While pregame and postgame rituals or in-game body language may not be windows into greater meaning, even Lue acknowledged Smith has been different of late. "Everyone goes through that at times," he said. If Smith were remorseful about missing the Sixers game, he did not show it, saying some of the memes about his suspension were "pretty funny."
"I understand that everything I do will have a meme or whatever behind it," Smith said. "It's a part of the day and age we live in. If this was 15 years ago, no one would even know."
After Smith's 19-point game against the Denver Nuggets on Saturday, his first contest following the suspension, James iterated the team needs more such games from Smith to thrive. James understands the veteran swingman has a reputation for being a handful and told then-general manager David Griffin he would "take care" of Smith. So, James can hold the seemingly ambivalent position of wooing Smith to his Klutch Sports Group and liking a Bleacher Report video that superimposed Smith into a scene from Napoleon Dynamite.
Smith is fun yet frustrating. He's incredibly talented yet his own worst enemy. He's a great long-range shooter who says it's "more fun" to take shots when covered. He's willingly accepted a defensive role despite being told by his father at an early age that he could get by without doing so, per Jonathan Abrams, then with Grantland. He's clashed with Byron Scott and George Karl but has a willing supporter in Lue. And every time an issue has crept into the limelight—be it his posting a photo of a scantily clad woman on Twitter or throwing soup at an assistant coach—he has buckled down, saying he will learn from the moment, move forward and attempt to improve as an individual and a teammate.
As it pertains to the Cavaliers, this latest incident was simply the most recent in a long line of issues that have plagued the organization throughout the season. Whether it was free agency, trades, team meetings, in-fighting or a food fight, there's always been something.
"Some places thrive with a little dysfunction," one opposing player who wished to remain anonymous said. "It's just a part of the culture."
But when does that dysfunction become distraction? At what point is it a pattern more so than another one-off? When asked by Bleacher Report if the suspension and the 48 hours that surrounded it were in his rearview mirror, Smith said, "Absolutely."

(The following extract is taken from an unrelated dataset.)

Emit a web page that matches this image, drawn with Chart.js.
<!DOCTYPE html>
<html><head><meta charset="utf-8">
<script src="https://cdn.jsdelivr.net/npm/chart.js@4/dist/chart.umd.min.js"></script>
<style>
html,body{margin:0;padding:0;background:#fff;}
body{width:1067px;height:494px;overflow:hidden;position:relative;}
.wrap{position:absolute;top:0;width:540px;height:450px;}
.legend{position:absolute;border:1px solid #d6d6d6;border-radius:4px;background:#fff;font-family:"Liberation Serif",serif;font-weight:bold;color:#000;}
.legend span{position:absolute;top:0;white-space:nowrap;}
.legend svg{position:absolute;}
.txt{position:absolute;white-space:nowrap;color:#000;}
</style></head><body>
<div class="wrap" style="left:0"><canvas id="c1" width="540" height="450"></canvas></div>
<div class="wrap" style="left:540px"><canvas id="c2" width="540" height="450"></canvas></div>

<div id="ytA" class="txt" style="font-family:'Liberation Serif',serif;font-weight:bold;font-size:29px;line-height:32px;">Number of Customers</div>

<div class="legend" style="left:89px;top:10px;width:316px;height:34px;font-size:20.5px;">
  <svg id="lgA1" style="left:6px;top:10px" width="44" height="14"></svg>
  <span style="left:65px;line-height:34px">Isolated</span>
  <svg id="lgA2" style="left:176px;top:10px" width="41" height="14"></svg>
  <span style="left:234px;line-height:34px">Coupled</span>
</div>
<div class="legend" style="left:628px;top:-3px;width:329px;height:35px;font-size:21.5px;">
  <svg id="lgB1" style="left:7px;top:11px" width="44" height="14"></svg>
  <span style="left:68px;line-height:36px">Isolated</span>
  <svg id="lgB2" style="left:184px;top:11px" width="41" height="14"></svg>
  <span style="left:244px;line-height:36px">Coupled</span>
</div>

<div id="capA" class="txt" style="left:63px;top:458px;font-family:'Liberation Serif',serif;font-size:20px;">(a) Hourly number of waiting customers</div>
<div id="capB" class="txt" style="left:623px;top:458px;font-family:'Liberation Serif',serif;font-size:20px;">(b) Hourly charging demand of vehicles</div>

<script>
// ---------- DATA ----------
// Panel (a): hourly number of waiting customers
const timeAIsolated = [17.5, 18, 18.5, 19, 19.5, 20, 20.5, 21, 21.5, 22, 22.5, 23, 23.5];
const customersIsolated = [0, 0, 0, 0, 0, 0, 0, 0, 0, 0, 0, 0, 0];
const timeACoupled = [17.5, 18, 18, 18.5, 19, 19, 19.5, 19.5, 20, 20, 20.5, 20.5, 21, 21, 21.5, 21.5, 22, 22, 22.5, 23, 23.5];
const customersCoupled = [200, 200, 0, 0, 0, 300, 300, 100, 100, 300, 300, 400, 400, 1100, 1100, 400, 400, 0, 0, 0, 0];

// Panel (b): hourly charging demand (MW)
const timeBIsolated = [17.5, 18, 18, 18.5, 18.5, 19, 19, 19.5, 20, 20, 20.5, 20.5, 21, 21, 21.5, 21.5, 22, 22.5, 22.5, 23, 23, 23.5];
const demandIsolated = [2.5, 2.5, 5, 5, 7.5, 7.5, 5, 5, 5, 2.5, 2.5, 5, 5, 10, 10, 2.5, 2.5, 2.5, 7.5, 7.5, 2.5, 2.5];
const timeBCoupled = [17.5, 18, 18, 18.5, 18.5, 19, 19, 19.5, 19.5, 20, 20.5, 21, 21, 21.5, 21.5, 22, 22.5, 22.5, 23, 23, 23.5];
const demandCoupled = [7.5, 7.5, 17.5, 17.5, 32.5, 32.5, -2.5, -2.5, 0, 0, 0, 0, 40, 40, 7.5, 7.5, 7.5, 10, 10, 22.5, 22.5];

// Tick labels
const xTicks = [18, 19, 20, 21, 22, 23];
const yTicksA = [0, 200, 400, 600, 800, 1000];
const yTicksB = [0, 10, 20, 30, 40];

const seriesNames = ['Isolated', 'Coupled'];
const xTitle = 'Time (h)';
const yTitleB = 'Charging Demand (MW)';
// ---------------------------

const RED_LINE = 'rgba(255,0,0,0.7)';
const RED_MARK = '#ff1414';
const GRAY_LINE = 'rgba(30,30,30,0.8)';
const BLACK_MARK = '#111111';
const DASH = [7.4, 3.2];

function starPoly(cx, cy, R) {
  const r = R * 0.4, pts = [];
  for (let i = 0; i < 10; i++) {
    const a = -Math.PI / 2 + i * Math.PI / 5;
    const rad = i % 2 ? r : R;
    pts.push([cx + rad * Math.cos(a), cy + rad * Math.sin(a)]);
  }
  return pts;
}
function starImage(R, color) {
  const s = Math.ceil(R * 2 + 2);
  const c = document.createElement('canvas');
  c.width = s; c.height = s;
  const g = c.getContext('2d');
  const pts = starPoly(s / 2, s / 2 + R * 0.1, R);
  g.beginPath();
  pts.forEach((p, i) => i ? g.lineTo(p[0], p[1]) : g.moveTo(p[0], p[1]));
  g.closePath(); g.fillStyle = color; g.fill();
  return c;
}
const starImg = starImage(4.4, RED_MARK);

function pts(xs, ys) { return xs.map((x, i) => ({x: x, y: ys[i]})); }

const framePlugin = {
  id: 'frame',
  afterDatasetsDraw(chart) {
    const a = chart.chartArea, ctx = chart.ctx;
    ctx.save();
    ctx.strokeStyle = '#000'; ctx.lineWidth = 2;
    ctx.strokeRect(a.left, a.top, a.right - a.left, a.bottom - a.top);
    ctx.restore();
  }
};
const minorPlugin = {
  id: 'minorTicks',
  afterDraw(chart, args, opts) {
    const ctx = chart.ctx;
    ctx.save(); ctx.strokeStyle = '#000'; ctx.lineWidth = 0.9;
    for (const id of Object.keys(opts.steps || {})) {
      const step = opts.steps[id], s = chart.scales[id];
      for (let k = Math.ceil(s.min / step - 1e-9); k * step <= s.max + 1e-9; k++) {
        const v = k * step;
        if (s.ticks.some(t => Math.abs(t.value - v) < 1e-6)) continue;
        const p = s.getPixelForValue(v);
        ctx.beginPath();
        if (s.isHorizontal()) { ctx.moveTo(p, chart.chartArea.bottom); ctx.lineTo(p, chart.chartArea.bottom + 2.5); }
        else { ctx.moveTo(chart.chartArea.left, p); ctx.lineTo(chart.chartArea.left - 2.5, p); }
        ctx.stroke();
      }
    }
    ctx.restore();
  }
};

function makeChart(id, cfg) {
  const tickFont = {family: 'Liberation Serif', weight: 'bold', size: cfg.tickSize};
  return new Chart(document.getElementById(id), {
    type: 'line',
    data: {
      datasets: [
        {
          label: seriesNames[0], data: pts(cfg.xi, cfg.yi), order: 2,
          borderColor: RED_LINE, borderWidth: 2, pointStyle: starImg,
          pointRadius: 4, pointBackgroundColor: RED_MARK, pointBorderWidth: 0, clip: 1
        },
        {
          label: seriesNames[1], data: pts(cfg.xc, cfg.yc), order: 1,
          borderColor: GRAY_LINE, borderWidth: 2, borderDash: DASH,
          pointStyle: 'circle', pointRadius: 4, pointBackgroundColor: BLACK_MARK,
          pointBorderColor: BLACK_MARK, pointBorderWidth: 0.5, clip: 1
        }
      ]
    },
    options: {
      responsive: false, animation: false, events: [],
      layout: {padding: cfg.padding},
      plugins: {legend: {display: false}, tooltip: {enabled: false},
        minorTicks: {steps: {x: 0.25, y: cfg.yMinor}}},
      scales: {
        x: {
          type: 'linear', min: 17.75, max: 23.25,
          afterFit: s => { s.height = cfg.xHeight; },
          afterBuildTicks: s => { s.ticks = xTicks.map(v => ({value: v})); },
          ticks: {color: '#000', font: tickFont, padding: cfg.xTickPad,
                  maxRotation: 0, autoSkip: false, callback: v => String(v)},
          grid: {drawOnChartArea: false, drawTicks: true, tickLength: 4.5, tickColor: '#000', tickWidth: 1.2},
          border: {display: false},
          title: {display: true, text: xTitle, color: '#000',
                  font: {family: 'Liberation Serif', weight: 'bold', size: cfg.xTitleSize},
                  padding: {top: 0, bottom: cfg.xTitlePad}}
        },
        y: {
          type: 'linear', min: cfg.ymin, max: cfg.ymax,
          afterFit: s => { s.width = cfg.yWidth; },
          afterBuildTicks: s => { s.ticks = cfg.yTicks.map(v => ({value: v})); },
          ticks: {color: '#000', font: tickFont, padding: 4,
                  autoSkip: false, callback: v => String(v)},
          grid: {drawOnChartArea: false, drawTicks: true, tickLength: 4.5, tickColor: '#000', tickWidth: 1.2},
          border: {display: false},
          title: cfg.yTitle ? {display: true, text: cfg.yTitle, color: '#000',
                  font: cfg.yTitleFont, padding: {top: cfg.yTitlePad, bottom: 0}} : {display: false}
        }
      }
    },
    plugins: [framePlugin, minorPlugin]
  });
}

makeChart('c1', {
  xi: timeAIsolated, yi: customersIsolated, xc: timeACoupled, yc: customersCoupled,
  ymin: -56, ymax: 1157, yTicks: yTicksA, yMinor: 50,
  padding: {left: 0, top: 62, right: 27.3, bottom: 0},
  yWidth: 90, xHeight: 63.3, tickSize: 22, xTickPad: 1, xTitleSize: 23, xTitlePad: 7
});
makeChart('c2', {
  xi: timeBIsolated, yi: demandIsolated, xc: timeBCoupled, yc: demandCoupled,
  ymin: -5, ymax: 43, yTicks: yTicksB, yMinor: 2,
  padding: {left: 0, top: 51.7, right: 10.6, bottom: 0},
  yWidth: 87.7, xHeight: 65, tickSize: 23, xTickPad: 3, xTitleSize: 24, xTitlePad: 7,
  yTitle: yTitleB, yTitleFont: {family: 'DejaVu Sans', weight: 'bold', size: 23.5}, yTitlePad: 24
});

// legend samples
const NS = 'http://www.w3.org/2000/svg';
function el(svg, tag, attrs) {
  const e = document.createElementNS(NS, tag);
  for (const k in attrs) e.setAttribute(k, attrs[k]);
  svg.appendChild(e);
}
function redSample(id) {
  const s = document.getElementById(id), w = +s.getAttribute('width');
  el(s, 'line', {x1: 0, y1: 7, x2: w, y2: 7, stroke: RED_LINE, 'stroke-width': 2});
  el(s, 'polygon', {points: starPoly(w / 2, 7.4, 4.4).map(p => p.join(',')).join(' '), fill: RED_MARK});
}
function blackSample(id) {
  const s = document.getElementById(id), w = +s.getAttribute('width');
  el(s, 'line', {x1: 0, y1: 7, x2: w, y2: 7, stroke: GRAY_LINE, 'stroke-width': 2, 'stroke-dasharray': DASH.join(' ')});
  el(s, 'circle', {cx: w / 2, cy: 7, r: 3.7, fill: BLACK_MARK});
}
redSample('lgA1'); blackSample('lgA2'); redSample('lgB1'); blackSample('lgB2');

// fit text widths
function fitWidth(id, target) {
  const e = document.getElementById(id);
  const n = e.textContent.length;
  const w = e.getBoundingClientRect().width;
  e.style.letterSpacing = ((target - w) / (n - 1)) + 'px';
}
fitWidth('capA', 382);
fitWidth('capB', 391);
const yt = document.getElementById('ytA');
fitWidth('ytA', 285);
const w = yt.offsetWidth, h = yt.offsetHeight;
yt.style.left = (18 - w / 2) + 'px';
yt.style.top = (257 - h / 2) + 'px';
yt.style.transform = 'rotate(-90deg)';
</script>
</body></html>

"Just do what I do," Smith said. "Just come in and work, play with my kids and play 2K. That's about it. I can't really dwell on the past. I've never been that person. So I just look forward to the next day and try to do better every day."
For the Cavaliers' sake, that next day needs to include Smith's return to his old form, the one he showed in his first season-and-a-half with the team. He'll need to not only embrace the role that got him here but also do it with a level of consistency that helps Cleveland steady a ship that has been teetering since Christmas Day. Then Smith will be the most valuable version of himself. Then "JR being JR" will once again be something to celebrate rather than something to serve as a punchline.